The most pressing threats and notable goings-on in free expression today


University of Arizona Presses Charges against Students for Protesting against Border Patrol
The University of Arizona is facing criticism for its to decision to criminally charge two students, Denisse Moreno Melchor and Mariel Alexandra Bustamante, for protesting an appearance of U.S. border patrol officers at a campus event. The charges could carry up to six months of jail time.

House Judiciary Panel to Hold April Hearing on White Nationalism
“This hearing will examine hate crimes, the impact white nationalist groups have on American communities, and the spread of white identity ideology. The hearing will also foster ideas about what social media companies can do to stem white nationalist propaganda and hate speech online,” said chairman Rep. Jerrold Nadler (D-N.Y.).

The City Gets a New News Source: The City
At one point, there were at least seven dailies in New York, including The Herald Tribune (closed in 1966) and New York Newsday (closed in 1995). The internet was supposed to help news outlets find audiences, but sustainable business models remain elusive. It can feel like daunting times for the local news business.
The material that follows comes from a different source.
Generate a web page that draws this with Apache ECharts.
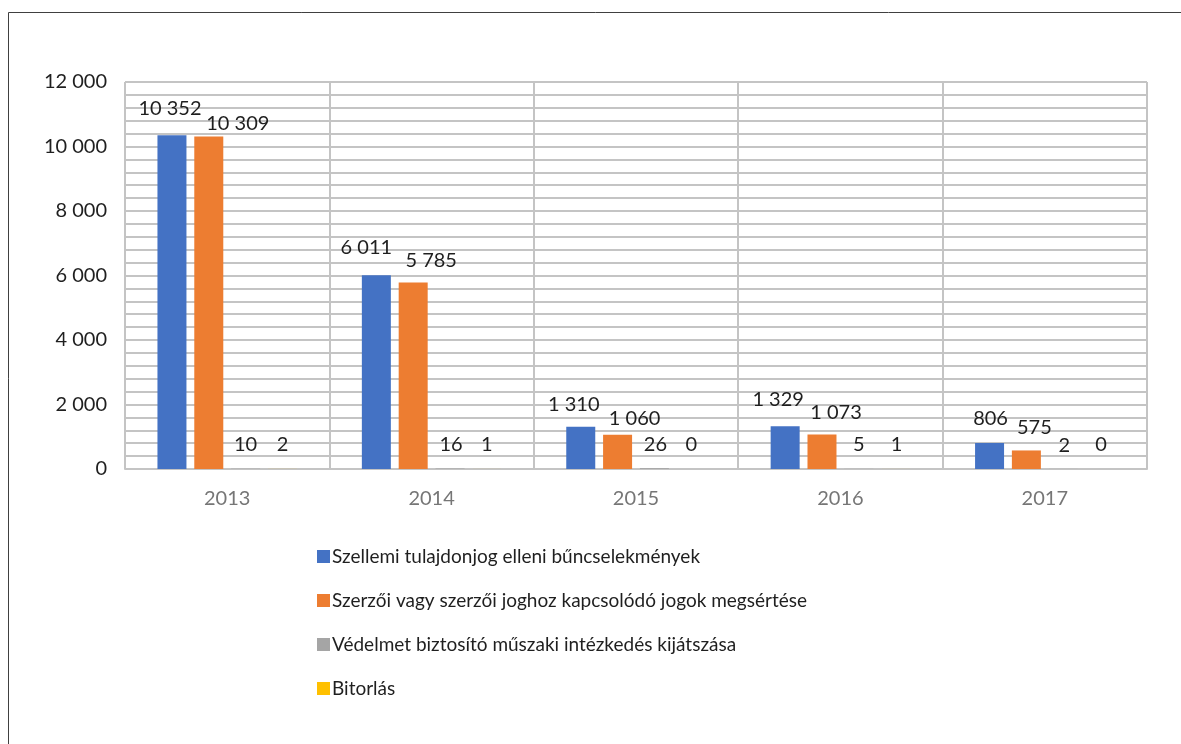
<!DOCTYPE html>
<html>
<head>
<meta charset="utf-8">
<script src="https://cdn.jsdelivr.net/npm/echarts@6/dist/echarts.min.js"></script>
<style>
  html, body { margin: 0; padding: 0; background: #fff; }
  #chart { width: 1181px; height: 744px; }
</style>
</head>
<body>
<div id="chart"></div>
<script>
// years on the x axis
const years = ['2013', '2014', '2015', '2016', '2017'];

// series names (legend)
const seriesNames = [
  'Szellemi tulajdonjog elleni bűncselekmények',
  'Szerzői vagy szerzői joghoz kapcsolódó jogok megsértése',
  'Védelmet biztosító műszaki intézkedés kijátszása',
  'Bitorlás'
];

// values per series
const szellemi = [10352, 6011, 1310, 1329, 806];
const szerzoi = [10309, 5785, 1060, 1073, 575];
const vedelmet = [10, 16, 26, 5, 2];
const bitorlas = [2, 1, 0, 1, 0];

const colors = ['#4472C4', '#ED7D31', '#A5A5A5', '#FFC000'];
const fontFamily = 'Lato, "Open Sans", sans-serif';

// where Excel nudged the data labels, [dx, dy] per series and year
const labelNudge = [
  [[-2, -12], [-10, -13], [-7, -7], [-7, -12], [1, -9]],
  [[29, 2], [18, -7], [17, -1], [14, -7], [8, -8]],
  [[0, -9], [1, -9], [1, -9], [0, -9], [1, -8]],
  [[0, -9], [0, -9], [0, -9], [1, -9], [1, -9]]
];

function fmt(v) {
  return String(v).replace(/\B(?=(\d{3})+(?!\d))/g, ' ');
}

const allValues = [szellemi, szerzoi, vedelmet, bitorlas];

const series = allValues.map((vals, s) => ({
  name: seriesNames[s],
  type: 'bar',
  barWidth: 29,
  barGap: '27%',
  itemStyle: { color: colors[s] },
  label: {
    show: true,
    position: 'top',
    distance: 5,
    fontFamily: fontFamily,
    fontSize: 20,
    color: '#1f1f1f',
    formatter: p => fmt(p.value)
  },
  data: vals.map((v, i) => ({
    value: v,
    label: { offset: labelNudge[s][i] }
  }))
}));

const chart = echarts.init(document.getElementById('chart'));
chart.setOption({
  animation: false,
  color: colors,
  graphic: [{
    type: 'rect',
    shape: { x: 8.5, y: 12.5, width: 1300, height: 900 },
    style: { fill: 'none', stroke: '#404040', lineWidth: 1 },
    silent: true
  }],
  grid: { left: 125, top: 82, right: 34, bottom: 275 },
  legend: {
    orient: 'vertical',
    left: 312,
    top: 542,
    itemWidth: 13,
    itemHeight: 13,
    itemGap: 25,
    icon: 'rect',
    textStyle: { fontFamily: fontFamily, fontSize: 19, color: '#1f1f1f', padding: [0, 0, 0, -3] },
    data: seriesNames
  },
  xAxis: {
    type: 'category',
    data: years,
    axisLine: { show: true, lineStyle: { color: '#c4c4c4', width: 2 } },
    axisTick: { show: false },
    axisLabel: { margin: 20, fontFamily: fontFamily, fontSize: 20, color: '#767676' },
    splitLine: { show: true, interval: 0, lineStyle: { color: '#c4c4c4', width: 2 } }
  },
  yAxis: {
    type: 'value',
    min: 0,
    max: 12000,
    interval: 2000,
    axisLine: { show: false },
    axisTick: { show: false },
    axisLabel: { margin: 18, fontFamily: fontFamily, fontSize: 20, color: '#1f1f1f', formatter: v => fmt(v) },
    splitLine: { show: true, lineStyle: { color: '#c4c4c4', width: 2 } },
    minorTick: { show: false, splitNumber: 5 },
    minorSplitLine: { show: true, lineStyle: { color: '#c4c4c4', width: 2 } }
  },
  series: series
});
</script>
</body>
</html>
But now comes The City, a new nonprofit newsroom whose website debuted yesterday.

How a New Generation of Black Playwrights Is Taking on Race and Privilege in the Age of Trump
“Driven partly by a recognition that artists of color often possess unique understandings of resistance to reactionary forces, the invigorated attention to this group of gifted writers has led to some remarkable productions, especially on the inexhaustibly charged subject of race.”


Aggression against Journalists on the Rise in Mexico
Being a journalist is one of the most dangerous occupations in Mexico, and the situation is on the rise with a journalist attacked every 16 hours and 99 percent of the cases going unpunished, the press freedom group Article 19 said.

New Extradition Law Would Enable China to Capture Journalists in Hong Kong, Warns Media Watchdog
The Hong Kong Journalists Association has said that an update to Hong Kong’s extradition laws could enable China to get hold of journalists in Hong Kong with all kinds of unfounded charges and bring an end to the limited freedom of speech that Hong Kong still enjoys.

Australia Could Jail Social Media Execs for Showing Violence
Australia’s Parliament passed legislation that could imprison social media executives if their platforms stream real violence such as the New Zealand mosque shootings. The crime would be punishable by three years in prison and a fine of 10.5 million Australian dollars or 10 percent of the platform’s annual turnover, whichever is larger.

Moon Jae-in Stresses Need for Free and Fair Press
South Korea’s President Moon Jae-in emphasized the importance of freedom of the press, saying the press has helped shape his nation. Moon also stressed, however, the need for the press to adapt to rapid change in the newspaper business and to strive for fairer and more accurate reporting.